至於李總自洽卡西迪公司,繞過外交體系自行運作,我相信在國際上並非首例。差不多同時,沈君山也多次與江澤民會談,依沈君山《浮生三記》所載,也沒有經過陸委會,但最後都直接向李登輝報告。
當總統對部長保留一些秘密的時候,這位部長的進退依止,就是一個個人的判斷。即使心生忿怨,錢復先生在卸任外交部長後,他又擔任李登輝總統提名的國民大會議長與監察院長,那也是他的判斷。這些判斷能不能呈現「通古今之變」的一致智慧,那就要由別人來評價了。《錢復回憶錄》一書能不能「成一家之言」,我認為就繫於這些評價。
「成一家之言」的上中下三等
說了那麼多「究天人之際,通古今之變」,我想說一說現代社會的「#成一家之言」。如前所述,在科學分工的影響下,知識有「瑣碎餖飣」化的傾向。許多社會科學的研究者做的研究題目都小之又小,這在偏數理、偏計量的領域尤其嚴重。發表餖飣論文算不算「成一家之言」呢?也許算吧!但是一家之言又怎麼樣呢?
我曾經把「成一家之言」的學術研究分為三類:
上焉者,在看似荒垠的原野上開闢一條嶄新的研究道路,讓許多後進者跟隨探索。中焉者,雖然不能新闢道路,卻能在別人開的道路旁闢建一個非常漂亮的花園,讓以後經過此路的人都能慨歎:哇!這花園好漂亮喔。
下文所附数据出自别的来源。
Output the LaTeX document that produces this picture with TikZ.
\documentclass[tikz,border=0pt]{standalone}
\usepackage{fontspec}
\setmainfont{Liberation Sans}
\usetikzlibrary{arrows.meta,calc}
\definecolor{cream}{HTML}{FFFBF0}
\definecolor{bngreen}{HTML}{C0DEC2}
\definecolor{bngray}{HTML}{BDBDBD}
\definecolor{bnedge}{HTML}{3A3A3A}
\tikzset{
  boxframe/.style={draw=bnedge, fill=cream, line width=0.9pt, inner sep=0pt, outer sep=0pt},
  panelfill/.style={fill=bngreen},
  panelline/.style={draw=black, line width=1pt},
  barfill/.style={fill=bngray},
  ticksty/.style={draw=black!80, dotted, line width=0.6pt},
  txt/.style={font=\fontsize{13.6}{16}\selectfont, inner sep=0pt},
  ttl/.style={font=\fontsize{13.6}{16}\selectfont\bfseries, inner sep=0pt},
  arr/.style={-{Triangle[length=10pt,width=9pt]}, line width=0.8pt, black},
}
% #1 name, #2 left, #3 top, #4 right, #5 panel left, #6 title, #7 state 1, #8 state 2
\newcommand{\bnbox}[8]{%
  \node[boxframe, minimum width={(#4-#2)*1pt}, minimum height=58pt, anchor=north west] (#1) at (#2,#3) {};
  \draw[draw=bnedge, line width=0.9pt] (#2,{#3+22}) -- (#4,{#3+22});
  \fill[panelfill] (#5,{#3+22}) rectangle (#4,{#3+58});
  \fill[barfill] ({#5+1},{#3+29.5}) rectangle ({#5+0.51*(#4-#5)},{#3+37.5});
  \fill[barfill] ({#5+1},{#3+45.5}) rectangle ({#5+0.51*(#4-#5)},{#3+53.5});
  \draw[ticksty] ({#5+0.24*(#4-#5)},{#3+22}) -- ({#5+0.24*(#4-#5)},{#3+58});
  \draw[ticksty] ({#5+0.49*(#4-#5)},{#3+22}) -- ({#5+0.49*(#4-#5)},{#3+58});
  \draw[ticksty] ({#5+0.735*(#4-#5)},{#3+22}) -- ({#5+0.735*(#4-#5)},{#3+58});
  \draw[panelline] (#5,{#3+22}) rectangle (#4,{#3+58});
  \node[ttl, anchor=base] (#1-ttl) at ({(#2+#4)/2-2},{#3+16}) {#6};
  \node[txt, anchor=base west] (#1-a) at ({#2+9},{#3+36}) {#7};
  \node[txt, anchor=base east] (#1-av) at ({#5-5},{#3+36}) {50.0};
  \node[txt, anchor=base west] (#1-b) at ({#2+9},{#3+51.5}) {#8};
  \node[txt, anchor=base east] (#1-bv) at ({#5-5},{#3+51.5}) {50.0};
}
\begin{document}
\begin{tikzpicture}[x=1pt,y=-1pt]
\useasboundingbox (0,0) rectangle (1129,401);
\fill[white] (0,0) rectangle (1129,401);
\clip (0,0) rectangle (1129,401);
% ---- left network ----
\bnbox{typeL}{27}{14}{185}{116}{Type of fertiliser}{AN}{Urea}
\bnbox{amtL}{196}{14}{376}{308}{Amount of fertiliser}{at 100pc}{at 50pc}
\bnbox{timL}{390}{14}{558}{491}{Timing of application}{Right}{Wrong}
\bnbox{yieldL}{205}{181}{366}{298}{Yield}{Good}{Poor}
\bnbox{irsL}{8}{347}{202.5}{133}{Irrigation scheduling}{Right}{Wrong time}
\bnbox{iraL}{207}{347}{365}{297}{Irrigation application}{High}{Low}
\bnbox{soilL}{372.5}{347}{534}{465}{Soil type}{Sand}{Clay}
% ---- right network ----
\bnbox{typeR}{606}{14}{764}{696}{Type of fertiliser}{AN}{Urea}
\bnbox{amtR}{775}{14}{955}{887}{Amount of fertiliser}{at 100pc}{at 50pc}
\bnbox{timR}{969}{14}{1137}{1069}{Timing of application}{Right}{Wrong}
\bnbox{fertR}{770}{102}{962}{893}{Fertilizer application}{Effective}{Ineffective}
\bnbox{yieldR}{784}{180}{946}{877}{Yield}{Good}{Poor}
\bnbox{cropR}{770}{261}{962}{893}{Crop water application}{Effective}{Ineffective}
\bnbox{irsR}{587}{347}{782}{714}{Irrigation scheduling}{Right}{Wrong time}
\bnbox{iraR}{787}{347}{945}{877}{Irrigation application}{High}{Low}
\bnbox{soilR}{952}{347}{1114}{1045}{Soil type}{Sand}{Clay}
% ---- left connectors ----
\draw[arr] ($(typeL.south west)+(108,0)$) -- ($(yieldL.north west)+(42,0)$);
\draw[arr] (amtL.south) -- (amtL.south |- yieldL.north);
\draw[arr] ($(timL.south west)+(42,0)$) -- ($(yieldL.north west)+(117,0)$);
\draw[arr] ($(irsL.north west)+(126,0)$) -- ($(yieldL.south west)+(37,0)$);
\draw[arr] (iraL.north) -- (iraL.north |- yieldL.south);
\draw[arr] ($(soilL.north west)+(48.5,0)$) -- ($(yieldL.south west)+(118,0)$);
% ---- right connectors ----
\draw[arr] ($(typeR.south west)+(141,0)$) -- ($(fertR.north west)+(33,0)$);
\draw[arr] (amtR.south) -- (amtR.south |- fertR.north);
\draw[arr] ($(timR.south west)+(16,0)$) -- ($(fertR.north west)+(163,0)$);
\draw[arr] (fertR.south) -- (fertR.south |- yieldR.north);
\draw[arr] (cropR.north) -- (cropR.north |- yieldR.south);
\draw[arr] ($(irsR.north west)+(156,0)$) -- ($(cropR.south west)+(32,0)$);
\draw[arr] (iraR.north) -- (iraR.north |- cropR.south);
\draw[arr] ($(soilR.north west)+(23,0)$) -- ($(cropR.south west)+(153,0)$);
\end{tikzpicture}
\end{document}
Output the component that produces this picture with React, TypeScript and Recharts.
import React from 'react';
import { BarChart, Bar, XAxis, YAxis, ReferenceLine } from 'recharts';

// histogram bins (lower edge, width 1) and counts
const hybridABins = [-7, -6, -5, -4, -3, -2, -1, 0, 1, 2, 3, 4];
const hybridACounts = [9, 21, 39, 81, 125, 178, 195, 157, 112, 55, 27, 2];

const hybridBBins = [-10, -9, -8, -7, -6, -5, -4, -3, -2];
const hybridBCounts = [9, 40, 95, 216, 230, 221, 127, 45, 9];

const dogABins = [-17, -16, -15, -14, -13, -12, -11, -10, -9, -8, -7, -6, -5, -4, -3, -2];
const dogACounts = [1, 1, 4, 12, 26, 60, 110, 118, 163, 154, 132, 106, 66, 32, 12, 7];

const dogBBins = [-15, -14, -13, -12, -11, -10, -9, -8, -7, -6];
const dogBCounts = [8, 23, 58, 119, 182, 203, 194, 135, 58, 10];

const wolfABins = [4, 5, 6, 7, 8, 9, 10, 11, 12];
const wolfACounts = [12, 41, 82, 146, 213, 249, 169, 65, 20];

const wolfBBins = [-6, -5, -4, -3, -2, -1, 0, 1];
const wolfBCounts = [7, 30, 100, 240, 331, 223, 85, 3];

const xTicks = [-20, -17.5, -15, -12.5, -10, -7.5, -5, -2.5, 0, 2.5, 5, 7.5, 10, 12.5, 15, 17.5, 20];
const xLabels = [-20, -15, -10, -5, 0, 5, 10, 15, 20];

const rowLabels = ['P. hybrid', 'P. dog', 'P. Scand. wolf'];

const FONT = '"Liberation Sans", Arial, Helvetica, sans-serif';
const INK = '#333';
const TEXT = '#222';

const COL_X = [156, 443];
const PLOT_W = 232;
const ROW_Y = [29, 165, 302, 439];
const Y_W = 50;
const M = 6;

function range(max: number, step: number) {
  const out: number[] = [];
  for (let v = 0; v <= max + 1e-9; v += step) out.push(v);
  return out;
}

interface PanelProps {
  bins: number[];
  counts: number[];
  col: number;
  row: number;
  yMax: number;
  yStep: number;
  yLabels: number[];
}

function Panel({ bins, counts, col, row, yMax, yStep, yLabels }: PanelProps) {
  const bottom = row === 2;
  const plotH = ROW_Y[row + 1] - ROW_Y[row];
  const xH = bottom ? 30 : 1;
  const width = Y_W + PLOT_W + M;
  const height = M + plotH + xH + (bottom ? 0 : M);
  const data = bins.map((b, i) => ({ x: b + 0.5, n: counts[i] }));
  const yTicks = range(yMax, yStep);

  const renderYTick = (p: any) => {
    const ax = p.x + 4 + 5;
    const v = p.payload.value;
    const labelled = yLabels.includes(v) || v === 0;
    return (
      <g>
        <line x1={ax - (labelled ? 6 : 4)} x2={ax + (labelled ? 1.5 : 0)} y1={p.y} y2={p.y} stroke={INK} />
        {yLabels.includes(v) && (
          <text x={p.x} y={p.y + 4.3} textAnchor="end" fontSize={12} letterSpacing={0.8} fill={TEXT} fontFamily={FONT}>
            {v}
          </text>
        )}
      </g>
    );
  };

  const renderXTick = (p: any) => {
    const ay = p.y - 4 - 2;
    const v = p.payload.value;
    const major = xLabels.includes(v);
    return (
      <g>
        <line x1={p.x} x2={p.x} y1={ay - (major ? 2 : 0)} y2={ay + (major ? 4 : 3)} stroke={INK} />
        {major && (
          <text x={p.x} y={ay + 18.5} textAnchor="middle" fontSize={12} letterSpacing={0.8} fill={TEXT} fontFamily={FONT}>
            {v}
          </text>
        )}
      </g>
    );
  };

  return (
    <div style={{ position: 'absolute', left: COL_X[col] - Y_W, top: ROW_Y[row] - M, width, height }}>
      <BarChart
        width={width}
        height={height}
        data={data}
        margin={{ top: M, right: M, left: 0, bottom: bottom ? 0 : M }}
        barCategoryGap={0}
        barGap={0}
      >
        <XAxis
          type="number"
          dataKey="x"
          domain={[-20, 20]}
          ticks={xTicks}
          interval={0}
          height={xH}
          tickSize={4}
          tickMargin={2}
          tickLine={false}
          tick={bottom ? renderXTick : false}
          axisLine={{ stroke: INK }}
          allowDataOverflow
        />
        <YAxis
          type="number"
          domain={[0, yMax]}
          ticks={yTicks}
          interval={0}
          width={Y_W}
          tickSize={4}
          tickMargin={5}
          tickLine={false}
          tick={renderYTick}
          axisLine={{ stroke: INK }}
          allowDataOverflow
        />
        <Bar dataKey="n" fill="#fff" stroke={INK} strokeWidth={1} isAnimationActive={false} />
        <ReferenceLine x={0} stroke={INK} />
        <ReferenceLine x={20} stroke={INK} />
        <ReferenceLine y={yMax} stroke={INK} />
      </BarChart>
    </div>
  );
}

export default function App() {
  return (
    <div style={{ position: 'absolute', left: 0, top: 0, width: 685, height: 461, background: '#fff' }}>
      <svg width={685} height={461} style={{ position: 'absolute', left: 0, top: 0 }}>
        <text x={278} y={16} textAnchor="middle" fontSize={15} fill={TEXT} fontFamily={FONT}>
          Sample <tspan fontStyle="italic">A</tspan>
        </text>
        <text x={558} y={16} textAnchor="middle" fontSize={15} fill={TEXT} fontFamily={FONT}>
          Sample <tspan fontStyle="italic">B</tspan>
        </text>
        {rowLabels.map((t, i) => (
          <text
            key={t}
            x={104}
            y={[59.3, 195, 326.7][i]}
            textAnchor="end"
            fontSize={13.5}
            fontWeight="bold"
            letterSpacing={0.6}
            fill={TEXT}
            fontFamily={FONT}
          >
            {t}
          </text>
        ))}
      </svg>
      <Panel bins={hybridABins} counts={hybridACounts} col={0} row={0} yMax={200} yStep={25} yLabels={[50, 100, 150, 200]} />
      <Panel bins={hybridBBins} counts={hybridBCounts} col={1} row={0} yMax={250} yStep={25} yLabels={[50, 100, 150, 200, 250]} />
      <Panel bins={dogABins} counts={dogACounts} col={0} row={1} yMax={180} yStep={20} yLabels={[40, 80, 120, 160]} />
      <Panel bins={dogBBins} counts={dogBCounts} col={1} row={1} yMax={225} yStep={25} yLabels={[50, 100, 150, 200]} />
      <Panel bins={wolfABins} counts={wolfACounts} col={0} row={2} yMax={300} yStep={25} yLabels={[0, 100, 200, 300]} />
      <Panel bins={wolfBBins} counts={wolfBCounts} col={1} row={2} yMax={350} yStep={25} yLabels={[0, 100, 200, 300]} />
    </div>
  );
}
下焉者,既不能開路也不能闢花園;他們只是在某條路上的某個花園,補種上一花一草。當下近看這些小花小草,也是美的。但是只要稍微退後一點,或是隔一個星期再看,就根本看不出差別。這些種小花小草的算是成一家之言嗎?You tell me!
中華民國的外交,正面臨一個嶄新的局面。如果還是用 1990 年代的智識去理解,那就欠缺掌握變局的涵養,不足論矣。在別人闢好的花園裡易植一二花草,是完全改變不了地景地貌的。
我對楊照《史記的讀法》只有一點小意見:書名托大了點。《史記的讀法》這個書名,有自己封的權威性,就像總體經濟學泰斗凱因斯( John M. Keynes )把他的書取名 The General Theory of Employment, Interest and Money. 凱因斯的書名不是 "A Theory" 而是 "The General Theory",以定冠詞 The 始,General 為形容詞,讀起來也頗有托大之感。但是,要如何命名書是作者的「內政」;我曾任外交官,就不干涉內政囉。
最後幾句話做結論:在科學時代,「究天人之際」的重要性降低了。在網路時代,「成一家之言」變簡單了。在社會複雜之後,「通古今之變」越來越困難。而在台灣民主化之後,檢視錢復外交視野的角度,也慢慢改變了。